The husband’s father died three years before the end of a long marriage (of 27 years – with two children). The father’s will created two trusts. For one trust, the husband was named as primary beneficiary, others (including the wife and the children) were also named as beneficiaries, the husband’s sister was the trustee and a third party was the appointor (the person who could replace the trustee).
The second trust mirrored the first trust but the husband’s sister was the primary beneficiary and the husband was the trustee.
The estate totalled about $3,772,000 and the assets of both trusts were employed in a jointly run business (though records showed that the two trusts had been operated separately).
Henderson J concluded (at ¶¶66, 67 and 69)…
“the husband does not have legal title to any asset of the trust, nor does he have any power to appoint a trustee or appoint the assets of the fund to a beneficiary. He is a mere beneficiary, albeit described as a primary beneficiary…
“The right the husband has under the trust conferring a benefit on him is as a discretionary primary beneficiary, and this is that his trustee must act consistently with the obligations and duties that trustees must exercise in considering and administering a trust…
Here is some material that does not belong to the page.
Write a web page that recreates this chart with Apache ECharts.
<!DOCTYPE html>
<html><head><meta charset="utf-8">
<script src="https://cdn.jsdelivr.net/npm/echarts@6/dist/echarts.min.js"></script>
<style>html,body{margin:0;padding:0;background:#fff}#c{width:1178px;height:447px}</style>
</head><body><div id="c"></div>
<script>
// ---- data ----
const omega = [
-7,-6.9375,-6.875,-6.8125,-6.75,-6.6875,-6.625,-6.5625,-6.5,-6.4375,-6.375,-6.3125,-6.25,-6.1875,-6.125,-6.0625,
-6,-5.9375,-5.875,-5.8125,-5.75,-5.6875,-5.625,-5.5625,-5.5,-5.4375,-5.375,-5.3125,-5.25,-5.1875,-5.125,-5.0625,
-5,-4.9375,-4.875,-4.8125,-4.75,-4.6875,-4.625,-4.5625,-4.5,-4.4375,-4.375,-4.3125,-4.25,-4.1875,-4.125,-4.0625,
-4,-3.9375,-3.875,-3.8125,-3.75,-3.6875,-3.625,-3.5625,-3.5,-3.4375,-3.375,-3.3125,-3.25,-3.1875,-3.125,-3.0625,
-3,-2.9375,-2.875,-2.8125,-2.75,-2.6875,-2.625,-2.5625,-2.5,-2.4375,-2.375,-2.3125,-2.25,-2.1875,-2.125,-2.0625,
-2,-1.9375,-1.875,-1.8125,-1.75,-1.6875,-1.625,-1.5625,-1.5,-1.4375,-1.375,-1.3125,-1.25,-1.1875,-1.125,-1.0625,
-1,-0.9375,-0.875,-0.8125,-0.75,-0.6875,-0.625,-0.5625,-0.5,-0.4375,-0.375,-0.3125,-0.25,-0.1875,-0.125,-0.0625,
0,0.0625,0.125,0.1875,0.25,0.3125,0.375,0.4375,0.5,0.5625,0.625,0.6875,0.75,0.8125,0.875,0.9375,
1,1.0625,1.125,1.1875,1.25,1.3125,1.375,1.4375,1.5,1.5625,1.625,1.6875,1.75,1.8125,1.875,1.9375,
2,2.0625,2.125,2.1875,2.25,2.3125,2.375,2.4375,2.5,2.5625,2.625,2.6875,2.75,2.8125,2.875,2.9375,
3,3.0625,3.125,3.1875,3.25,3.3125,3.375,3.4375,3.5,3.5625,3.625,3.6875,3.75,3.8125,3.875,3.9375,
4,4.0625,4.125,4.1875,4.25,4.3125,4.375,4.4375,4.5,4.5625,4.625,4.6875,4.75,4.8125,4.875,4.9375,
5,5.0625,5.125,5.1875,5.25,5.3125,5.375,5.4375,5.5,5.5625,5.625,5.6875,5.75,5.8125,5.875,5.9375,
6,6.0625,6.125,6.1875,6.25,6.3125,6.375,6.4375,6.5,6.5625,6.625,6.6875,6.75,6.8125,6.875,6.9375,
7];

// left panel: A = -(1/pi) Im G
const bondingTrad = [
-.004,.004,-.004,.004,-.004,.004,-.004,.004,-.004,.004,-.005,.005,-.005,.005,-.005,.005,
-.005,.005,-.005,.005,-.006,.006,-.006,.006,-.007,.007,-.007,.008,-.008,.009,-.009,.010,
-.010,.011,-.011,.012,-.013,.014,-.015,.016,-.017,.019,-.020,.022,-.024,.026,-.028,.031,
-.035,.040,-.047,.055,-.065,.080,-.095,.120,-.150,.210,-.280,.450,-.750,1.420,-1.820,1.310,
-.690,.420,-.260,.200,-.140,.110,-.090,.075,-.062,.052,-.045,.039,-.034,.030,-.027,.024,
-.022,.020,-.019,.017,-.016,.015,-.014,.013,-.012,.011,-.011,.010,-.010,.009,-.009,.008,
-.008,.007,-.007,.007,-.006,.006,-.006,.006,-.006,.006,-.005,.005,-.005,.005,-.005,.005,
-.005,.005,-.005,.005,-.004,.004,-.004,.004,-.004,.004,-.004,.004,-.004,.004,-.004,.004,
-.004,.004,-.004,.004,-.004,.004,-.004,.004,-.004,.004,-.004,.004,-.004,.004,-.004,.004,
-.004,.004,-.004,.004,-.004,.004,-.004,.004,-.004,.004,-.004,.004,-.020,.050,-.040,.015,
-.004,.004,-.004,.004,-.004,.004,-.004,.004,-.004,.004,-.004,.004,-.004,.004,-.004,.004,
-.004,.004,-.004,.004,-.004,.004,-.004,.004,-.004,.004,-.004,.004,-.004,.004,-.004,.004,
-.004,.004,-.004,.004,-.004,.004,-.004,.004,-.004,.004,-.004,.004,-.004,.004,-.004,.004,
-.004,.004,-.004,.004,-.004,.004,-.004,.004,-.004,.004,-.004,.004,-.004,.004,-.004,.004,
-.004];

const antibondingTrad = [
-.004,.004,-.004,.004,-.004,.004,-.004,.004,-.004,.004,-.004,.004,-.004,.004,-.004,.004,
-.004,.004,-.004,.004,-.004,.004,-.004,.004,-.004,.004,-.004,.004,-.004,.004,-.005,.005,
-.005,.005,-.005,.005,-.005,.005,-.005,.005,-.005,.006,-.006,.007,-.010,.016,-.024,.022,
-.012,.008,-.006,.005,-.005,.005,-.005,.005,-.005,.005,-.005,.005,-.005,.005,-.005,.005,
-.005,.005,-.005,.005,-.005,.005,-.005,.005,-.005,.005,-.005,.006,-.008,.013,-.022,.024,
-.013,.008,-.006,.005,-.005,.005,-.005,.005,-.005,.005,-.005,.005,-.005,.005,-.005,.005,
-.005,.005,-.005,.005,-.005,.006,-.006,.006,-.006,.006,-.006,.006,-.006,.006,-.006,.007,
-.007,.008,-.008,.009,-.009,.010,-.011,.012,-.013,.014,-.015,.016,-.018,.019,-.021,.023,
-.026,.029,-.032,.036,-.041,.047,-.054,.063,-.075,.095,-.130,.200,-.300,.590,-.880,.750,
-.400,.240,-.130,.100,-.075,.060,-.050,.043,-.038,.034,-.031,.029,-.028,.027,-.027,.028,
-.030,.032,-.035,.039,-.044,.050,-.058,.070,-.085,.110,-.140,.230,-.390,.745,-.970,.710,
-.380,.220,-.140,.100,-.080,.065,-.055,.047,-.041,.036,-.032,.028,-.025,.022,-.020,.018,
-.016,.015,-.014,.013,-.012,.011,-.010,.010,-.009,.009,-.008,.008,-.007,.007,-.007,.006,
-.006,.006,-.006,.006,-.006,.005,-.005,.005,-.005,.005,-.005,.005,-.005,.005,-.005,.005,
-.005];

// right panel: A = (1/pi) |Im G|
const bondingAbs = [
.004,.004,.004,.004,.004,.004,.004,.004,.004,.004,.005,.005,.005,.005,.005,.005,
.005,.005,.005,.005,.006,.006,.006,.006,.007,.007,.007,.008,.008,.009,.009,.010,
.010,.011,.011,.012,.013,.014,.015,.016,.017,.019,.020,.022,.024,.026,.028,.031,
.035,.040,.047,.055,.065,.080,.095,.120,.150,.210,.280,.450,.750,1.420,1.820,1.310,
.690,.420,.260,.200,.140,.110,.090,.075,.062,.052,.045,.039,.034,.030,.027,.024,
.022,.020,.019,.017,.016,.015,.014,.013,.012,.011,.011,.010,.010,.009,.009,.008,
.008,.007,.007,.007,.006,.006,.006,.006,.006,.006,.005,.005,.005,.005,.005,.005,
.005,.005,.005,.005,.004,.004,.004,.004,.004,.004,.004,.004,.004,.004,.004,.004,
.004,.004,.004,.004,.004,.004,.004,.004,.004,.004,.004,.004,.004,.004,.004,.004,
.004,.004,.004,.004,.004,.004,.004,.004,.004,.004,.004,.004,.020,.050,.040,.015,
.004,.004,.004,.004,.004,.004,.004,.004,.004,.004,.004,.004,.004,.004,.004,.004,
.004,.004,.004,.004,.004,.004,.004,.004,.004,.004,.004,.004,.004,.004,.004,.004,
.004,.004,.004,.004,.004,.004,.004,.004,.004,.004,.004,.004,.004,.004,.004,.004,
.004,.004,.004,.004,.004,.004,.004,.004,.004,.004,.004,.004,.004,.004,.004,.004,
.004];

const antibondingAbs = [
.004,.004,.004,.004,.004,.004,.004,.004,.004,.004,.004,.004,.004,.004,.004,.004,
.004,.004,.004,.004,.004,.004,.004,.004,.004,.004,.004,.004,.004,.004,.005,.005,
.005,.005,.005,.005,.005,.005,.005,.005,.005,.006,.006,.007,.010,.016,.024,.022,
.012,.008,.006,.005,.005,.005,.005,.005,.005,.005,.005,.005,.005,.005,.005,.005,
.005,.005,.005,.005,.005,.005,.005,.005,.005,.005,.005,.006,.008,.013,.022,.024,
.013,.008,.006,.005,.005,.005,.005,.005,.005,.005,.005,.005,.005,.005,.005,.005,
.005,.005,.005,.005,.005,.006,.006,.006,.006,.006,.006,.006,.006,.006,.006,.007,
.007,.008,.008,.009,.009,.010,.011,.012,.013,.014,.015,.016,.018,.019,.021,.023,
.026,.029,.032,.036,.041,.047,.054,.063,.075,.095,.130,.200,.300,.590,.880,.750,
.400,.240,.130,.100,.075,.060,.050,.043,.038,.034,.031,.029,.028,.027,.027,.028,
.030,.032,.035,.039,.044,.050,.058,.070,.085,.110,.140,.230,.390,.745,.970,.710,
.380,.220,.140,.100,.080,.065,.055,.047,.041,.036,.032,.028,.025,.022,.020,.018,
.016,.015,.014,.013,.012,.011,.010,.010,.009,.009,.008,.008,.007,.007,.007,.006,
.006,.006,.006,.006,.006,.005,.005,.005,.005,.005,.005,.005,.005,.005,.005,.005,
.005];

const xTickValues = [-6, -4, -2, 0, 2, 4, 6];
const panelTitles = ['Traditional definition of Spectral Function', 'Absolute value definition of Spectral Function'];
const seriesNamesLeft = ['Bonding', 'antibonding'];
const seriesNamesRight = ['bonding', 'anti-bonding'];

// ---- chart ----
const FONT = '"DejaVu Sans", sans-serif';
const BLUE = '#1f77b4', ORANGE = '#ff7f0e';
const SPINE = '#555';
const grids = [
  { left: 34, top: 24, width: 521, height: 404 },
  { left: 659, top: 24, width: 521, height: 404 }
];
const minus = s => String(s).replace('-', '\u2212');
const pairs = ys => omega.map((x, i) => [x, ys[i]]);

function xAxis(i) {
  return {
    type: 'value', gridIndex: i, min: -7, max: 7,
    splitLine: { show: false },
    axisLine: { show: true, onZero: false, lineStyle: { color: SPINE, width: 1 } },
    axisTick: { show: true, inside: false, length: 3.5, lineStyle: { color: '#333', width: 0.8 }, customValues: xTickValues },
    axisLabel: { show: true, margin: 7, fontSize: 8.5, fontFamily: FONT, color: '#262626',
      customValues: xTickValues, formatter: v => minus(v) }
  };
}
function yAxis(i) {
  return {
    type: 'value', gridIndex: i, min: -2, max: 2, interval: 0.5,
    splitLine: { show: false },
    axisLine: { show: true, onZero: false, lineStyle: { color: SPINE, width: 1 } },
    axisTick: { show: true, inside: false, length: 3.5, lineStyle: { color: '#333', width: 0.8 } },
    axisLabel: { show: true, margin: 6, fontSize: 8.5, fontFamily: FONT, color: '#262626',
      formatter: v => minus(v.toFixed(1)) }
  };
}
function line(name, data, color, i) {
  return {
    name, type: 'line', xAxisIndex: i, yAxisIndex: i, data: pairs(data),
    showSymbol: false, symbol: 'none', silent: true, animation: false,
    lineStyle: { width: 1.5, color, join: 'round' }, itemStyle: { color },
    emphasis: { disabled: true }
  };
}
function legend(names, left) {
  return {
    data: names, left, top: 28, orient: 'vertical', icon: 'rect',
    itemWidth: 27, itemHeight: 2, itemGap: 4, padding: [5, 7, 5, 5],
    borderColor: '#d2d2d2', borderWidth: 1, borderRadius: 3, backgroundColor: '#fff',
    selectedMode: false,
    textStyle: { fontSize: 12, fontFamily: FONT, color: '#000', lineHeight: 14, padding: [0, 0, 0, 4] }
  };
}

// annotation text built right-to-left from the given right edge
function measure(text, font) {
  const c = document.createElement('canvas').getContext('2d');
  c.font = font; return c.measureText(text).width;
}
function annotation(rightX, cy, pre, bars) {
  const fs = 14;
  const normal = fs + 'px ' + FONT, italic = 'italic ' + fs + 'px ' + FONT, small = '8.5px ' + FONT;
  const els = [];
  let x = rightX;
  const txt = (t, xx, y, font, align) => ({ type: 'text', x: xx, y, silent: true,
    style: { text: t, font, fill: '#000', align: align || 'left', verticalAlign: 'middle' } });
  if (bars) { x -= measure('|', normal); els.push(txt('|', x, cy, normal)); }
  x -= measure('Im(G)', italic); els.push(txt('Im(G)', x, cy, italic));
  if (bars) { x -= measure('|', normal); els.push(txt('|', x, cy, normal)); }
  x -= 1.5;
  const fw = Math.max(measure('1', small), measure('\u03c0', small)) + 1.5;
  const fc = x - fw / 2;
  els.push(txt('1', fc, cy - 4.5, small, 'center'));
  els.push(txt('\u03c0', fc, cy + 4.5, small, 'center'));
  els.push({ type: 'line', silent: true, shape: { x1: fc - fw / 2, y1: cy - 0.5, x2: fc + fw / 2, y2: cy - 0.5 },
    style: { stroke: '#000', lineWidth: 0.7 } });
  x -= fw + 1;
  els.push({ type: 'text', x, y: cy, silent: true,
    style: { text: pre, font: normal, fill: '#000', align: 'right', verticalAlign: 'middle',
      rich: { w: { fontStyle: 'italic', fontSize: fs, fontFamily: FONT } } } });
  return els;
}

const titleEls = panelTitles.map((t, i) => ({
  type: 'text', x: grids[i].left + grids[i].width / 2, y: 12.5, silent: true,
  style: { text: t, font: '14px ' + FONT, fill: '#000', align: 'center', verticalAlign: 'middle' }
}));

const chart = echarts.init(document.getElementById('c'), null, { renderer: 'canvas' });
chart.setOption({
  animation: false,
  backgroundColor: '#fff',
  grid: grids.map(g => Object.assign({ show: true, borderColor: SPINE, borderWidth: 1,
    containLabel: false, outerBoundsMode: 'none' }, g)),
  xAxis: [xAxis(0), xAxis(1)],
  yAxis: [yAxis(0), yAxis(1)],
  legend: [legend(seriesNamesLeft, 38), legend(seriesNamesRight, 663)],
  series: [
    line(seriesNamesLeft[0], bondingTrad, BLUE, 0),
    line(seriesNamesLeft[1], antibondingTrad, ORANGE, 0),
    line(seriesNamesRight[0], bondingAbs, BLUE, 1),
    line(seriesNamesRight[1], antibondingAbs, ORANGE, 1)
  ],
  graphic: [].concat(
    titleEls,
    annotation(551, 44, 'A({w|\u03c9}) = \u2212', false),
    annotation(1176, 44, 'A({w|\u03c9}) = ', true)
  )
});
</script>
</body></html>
“The husband has no proprietary interest in the assets of his trust. He has no control over the trustee directly or indirectly, pursuant to the trust deed.”
However, the husband presumably exercised some practical level of control outside of the trust deed over the trustee (his sister) because he controlled the other trust and controlled whether and when his sister received money or assets from it. If his sister did not provide funds when he wanted them, he could presumably withhold funds from her in the same way. So, there was an important practical incentive for the sister to deal with the assets of the trust in the way the husband wished.
The court characterised the assets of the trust as a resource and not as property available for distribution under section 79 of the Family Law Act. This distinction generally makes a substantial difference. While the value of a resource is not ignored, it usually doesn’t make nearly as much difference as if its value was added to the total available for distribution.
(This isn’t a criticism of the judgment. The wording of the trust deed and earlier cases didn’t leave much option.)
This case might result in a number of potential family law participants copying the terms of the husband’s father’s will and then being very nice to their siblings.
Interestingly, a judgment from the same judge in 2009 (Edwards) that treated the husband’s periodic super payments as income rather than as an asset (even though the entitlement had been valued at $314,000) and then made little or no adjustment for it because the wife had a similar income (even though she had to clean toilets for her income and the husband did not have to work at all for his) does not seem to have resulted in a rush of people converting super to periodic payments. (I say this because the case didn’t receive a lot of attention but there isn’t a practical way to check this.)